The ways you are selecting by using it in tandem with the bumper receiver or mounting on the pop up bumper create the greatest of stresses and therefore potential problems.

Try something like this: Yakima Shop Rack Systems Permanent Installation

The landing pads attach permanently to the roof of the popup. Then the control towers mounted in the pads provide some height for the bars. Then pick the bike rack you want for each bike and these attach to the bars. You can purchase locks for the control towers to keep the rack system secure. I have this system and it works great! Plus, it will last forever and it's removable.


----------



## jjyoung500 (May 7, 2011)

Thanks for the info....I'll keep trying for something to mount to the hitch.


----------



## thekamperman (Feb 26, 2011)

Can you install a hitch receiver in the rear of the trailer? :scratchhead:

My truck, for example, has receivers installed in the front and the rear and they allow me to "customize" according to needs. 

I can attach my yakima softride sometimes, or the hitch mounted tire carrier, or a cargo platform...


----------



## bdean (Nov 25, 2010)

I have actually seen hitch extenders -- specifically for this purpose. One of our best family camping friends have a pop-up, and they have the rack that goes on top of the popup. They can accommodate all 5 of their bikes. Loading both the rack and the bikes is a bit of a hassle, but it works well for them.

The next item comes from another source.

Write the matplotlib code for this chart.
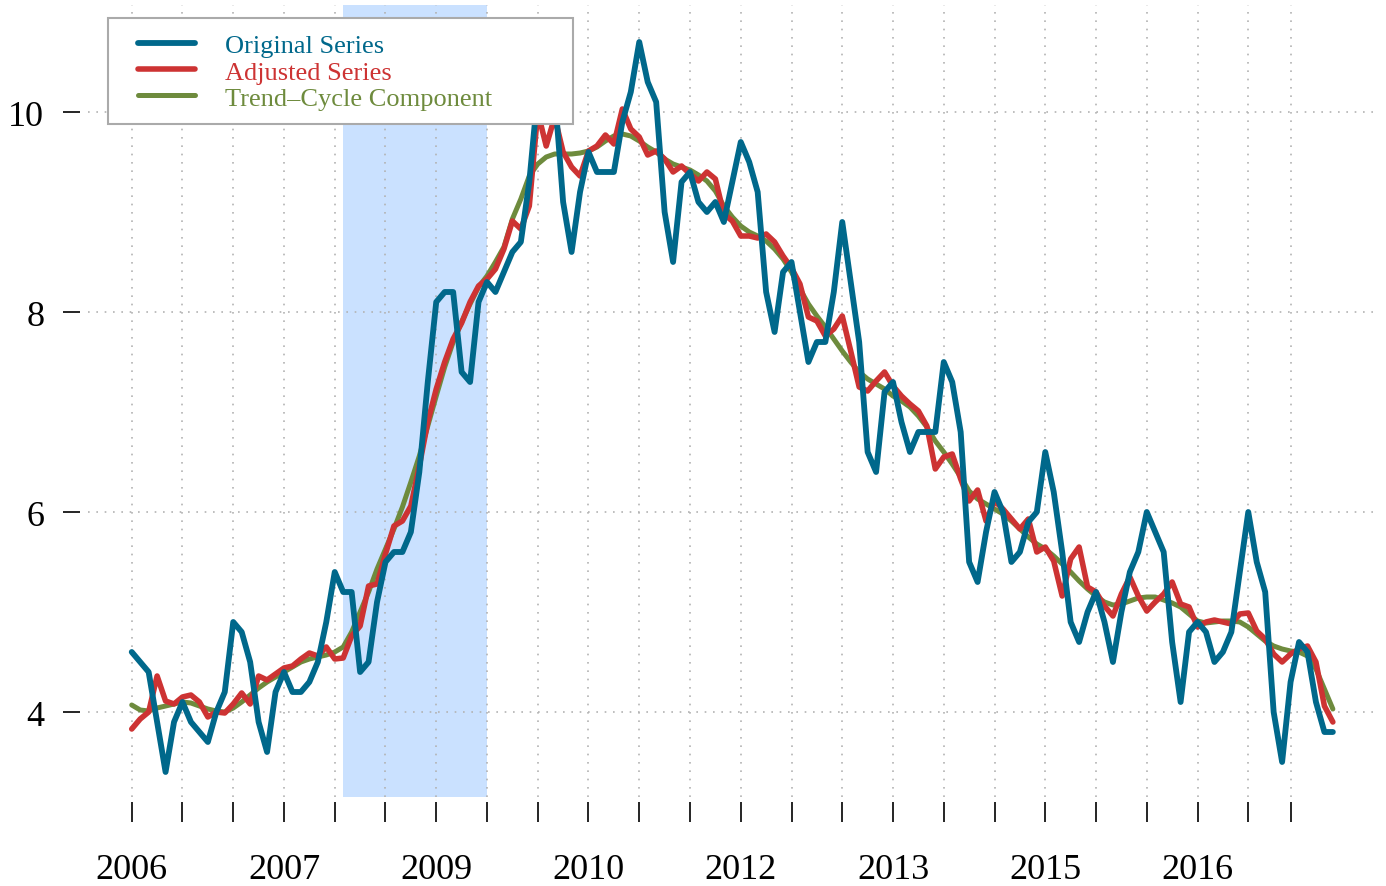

What is your tow vehicle? If you are using a truck, the RempRack - which we use - is the best (but also very expensive) choice.


----------



## artmart (Sep 21, 2010)

Here's a link for extensions of 14" or 18" to gain the clearance you want. I expect this satisfies the weight requirements since popups are not heavy and moves the trailer back to gain some clearance for the bicycles in the rack:

http://www.pplmotorhomes.com/parts/rv-hitches/receiver-hitch-extensions.htm


----------